● **DO THIS**
Working from the top of the listing below, retype each line through the line containing "const FONT = 'Lato, Carlito, sans-serif';", both included, with no pictures.

● **MATERIAL**

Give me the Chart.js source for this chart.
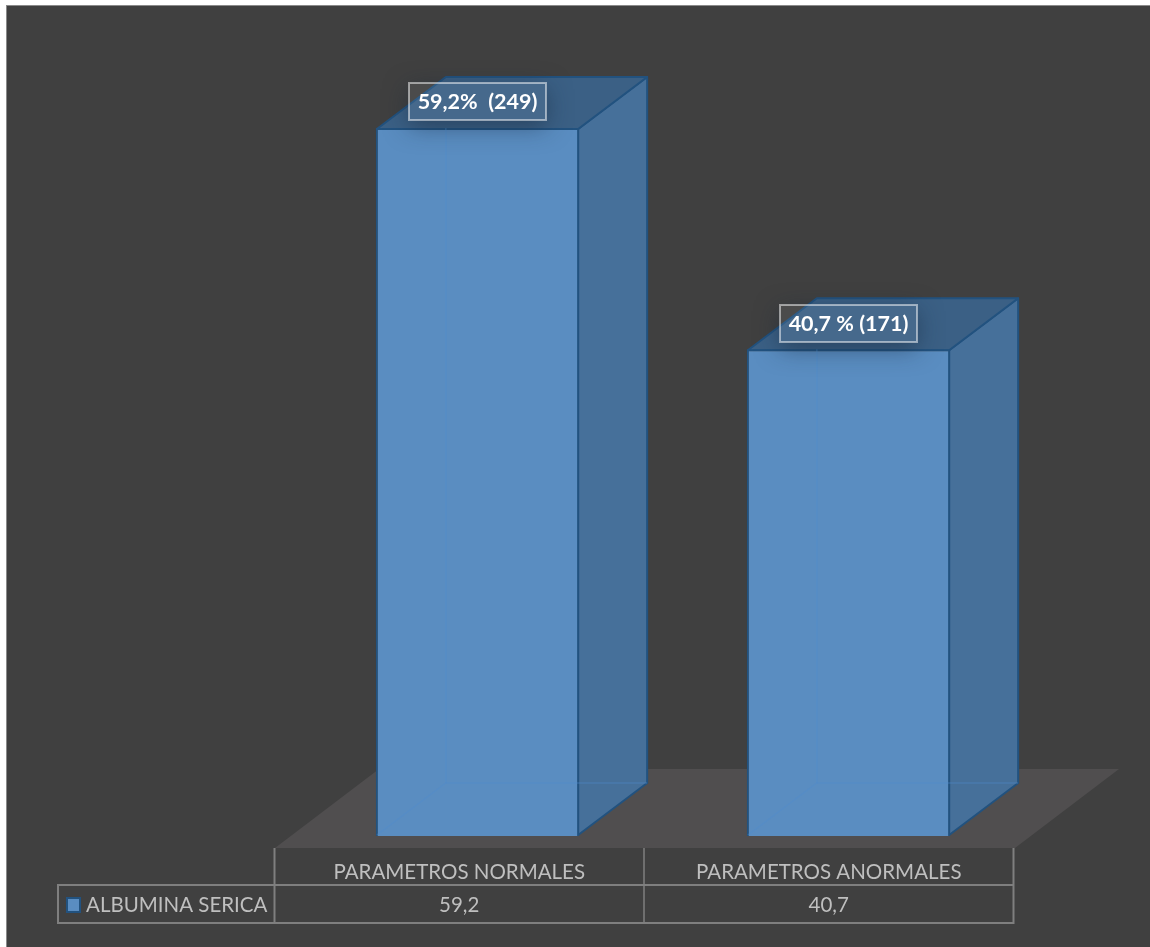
<!DOCTYPE html>
<html>
<head>
<meta charset="utf-8">
<script src="https://cdn.jsdelivr.net/npm/chart.js@4/dist/chart.umd.min.js"></script>
<style>
html,body{margin:0;padding:0;background:#fff;overflow:hidden}
#wrap{position:absolute;left:0;top:0;width:1150px;height:947px}
</style>
</head>
<body>
<div id="wrap"><canvas id="c" width="1150" height="947"></canvas></div>
<script>
const categories = ['PARAMETROS NORMALES', 'PARAMETROS ANORMALES'];
const seriesName = 'ALBUMINA SERICA';
const seriesValues = [59.2, 40.7];
const tableValues = ['59,2', '40,7'];
const dataLabels = ['59,2%  (249)', '40,7 % (171)'];

const DX = 69, DY = -52;
const EDGE = '#22527f';
const FONT = 'Lato, Carlito, sans-serif';

function poly(ctx, pts, fill, stroke, lw) {
  ctx.beginPath();
  pts.forEach((p, i) => i ? ctx.lineTo(p[0], p[1]) : ctx.moveTo(p[0], p[1]));
  ctx.closePath();
  if (fill) { ctx.fillStyle = fill; ctx.fill(); }
  if (stroke) { ctx.strokeStyle = stroke; ctx.lineWidth = lw || 2; ctx.lineJoin = 'round'; ctx.stroke(); }
}
function line(ctx, x1, y1, x2, y2, col, lw) {
  ctx.beginPath(); ctx.moveTo(x1, y1); ctx.lineTo(x2, y2);
  ctx.strokeStyle = col; ctx.lineWidth = lw; ctx.stroke();
}

const scene = {
  id: 'scene',
  beforeDraw(chart) {
    const ctx = chart.ctx;
    ctx.save();
    // page and chart frame
    ctx.fillStyle = '#ffffff'; ctx.fillRect(0, 0, 1150, 947);
    ctx.fillStyle = '#404040'; ctx.fillRect(7, 6, 1143, 941);
    ctx.fillStyle = '#8a8a8a'; ctx.fillRect(6, 5, 1144, 1); ctx.fillRect(6, 5, 1, 942);
    // floor
    poly(ctx, [[275, 848], [1015, 848], [1119, 769], [379, 769]], '#504e4f');
    ctx.restore();
  },
  beforeDatasetsDraw(chart) {
    const ctx = chart.ctx;
    ctx.save();
    chart.getDatasetMeta(0).data.forEach(b => {
      const l = b.x - b.width / 2 + 1, r = b.x + b.width / 2 - 1, t = b.y + 1, bt = b.base - 1;
      poly(ctx, [[r, t], [r + DX, t + DY], [r + DX, bt + DY], [r, bt]], '#46709a', EDGE, 2);
      poly(ctx, [[l, t], [l + DX, t + DY], [r + DX, t + DY], [r, t]], '#3b6085', EDGE, 2);
    });
    ctx.restore();
  },
  afterDatasetsDraw(chart) {
    const ctx = chart.ctx;
    ctx.save();
    const meta = chart.getDatasetMeta(0);
    meta.data.forEach((b, i) => {
      const l = b.x - b.width / 2 + 1, r = b.x + b.width / 2 - 1, t = b.y, bt = b.base - 1;
      const c = 'rgba(80,140,205,0.38)';
      // faint back edges seen through the translucent box
      line(ctx, l + DX, t, l + DX, bt + DY, c, 1.5);
      line(ctx, l + DX, bt + DY, r + DX, bt + DY, c, 1.5);
      line(ctx, l, bt, l + DX, bt + DY, c, 1.5);
      // data label with soft shadow
      const w = 137, h = 37, x = b.x - w / 2, y = Math.round(t - 44.5);
      ctx.save();
      ctx.beginPath();
      ctx.rect(l - 40, t - 80, b.width + 80, 140);
      ctx.rect(x, y, w, h);
      ctx.clip('evenodd');
      ctx.shadowColor = 'rgba(20,35,55,0.5)';
      ctx.shadowBlur = 24;
      ctx.shadowOffsetY = 6;
      ctx.fillStyle = '#3b6085';
      ctx.fillRect(x, y, w, h);
      ctx.restore();
      ctx.fillStyle = 'rgba(255,255,255,0.06)';
      ctx.fillRect(x, y, w, h);
      ctx.strokeStyle = 'rgba(255,255,255,0.5)';
      ctx.lineWidth = 2;
      ctx.strokeRect(x, y, w, h);
      ctx.fillStyle = '#ffffff';
      ctx.font = 'bold 21.5px ' + FONT;
      ctx.textAlign = 'center';
      ctx.textBaseline = 'middle';
      ctx.fillText(dataLabels[i], b.x, y + h / 2 + 1);
    });
    ctx.restore();
  },
  afterDraw(chart) {
    const ctx = chart.ctx;
    const xs = [274.5, 644, 1013.5];
    ctx.save();
    const grid = '#7f7f7f';
    // data table grid
    line(ctx, 58, 885, 1014, 885, grid, 2);
    line(ctx, 58, 923, 1014, 923, grid, 2);
    line(ctx, 58, 884, 58, 924, grid, 2);
    line(ctx, xs[0], 848, xs[0], 924, grid, 2);
    line(ctx, xs[1], 848, xs[1], 924, grid, 1.5);
    line(ctx, xs[2], 848, xs[2], 924, grid, 2);
    // legend key
    ctx.fillStyle = '#5a8dc1'; ctx.fillRect(67, 898, 13, 14);
    ctx.strokeStyle = EDGE; ctx.lineWidth = 2; ctx.strokeRect(67, 898, 13, 14);
    ctx.fillStyle = '#bfbfbf';
    ctx.font = '20.5px ' + FONT;
    ctx.textBaseline = 'middle';
    ctx.textAlign = 'left';
    ctx.fillText(seriesName, 86, 905);
    ctx.textAlign = 'center';
    categories.forEach((c, i) => {
      const cx = (xs[i] + xs[i + 1]) / 2;
      ctx.fillText(c, cx, 872);
      ctx.fillText(tableValues[i], cx, 905);
    });
    ctx.restore();
  }
};

new Chart(document.getElementById('c'), {
  type: 'bar',
  data: {
    labels: categories,
    datasets: [{
      label: seriesName,
      data: seriesValues,
      backgroundColor: '#5a8dc1',
      borderColor: EDGE,
      borderWidth: 2,
      categoryPercentage: 0.548,
      barPercentage: 1
    }]
  },
  options: {
    responsive: false,
    animation: false,
    events: [],
    layout: { padding: { left: 292, right: 116, top: 0, bottom: 111 } },
    plugins: { legend: { display: false }, tooltip: { enabled: false }, title: { display: false } },
    scales: {
      x: { display: false },
      y: { display: false, min: 0, max: 69.9 }
    }
  },
  plugins: [scene]
});
</script>
</body>
</html>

● **RESULT FOR THIS TASK**
Give me the Chart.js source for this chart.
<!DOCTYPE html>
<html>
<head>
<meta charset="utf-8">
<script src="https://cdn.jsdelivr.net/npm/chart.js@4/dist/chart.umd.min.js"></script>
<style>
html,body{margin:0;padding:0;background:#fff;overflow:hidden}
#wrap{position:absolute;left:0;top:0;width:1150px;height:947px}
</style>
</head>
<body>
<div id="wrap"><canvas id="c" width="1150" height="947"></canvas></div>
<script>
const categories = ['PARAMETROS NORMALES', 'PARAMETROS ANORMALES'];
const seriesName = 'ALBUMINA SERICA';
const seriesValues = [59.2, 40.7];
const tableValues = ['59,2', '40,7'];
const dataLabels = ['59,2%  (249)', '40,7 % (171)'];

const DX = 69, DY = -52;
const EDGE = '#22527f';
const FONT = 'Lato, Carlito, sans-serif';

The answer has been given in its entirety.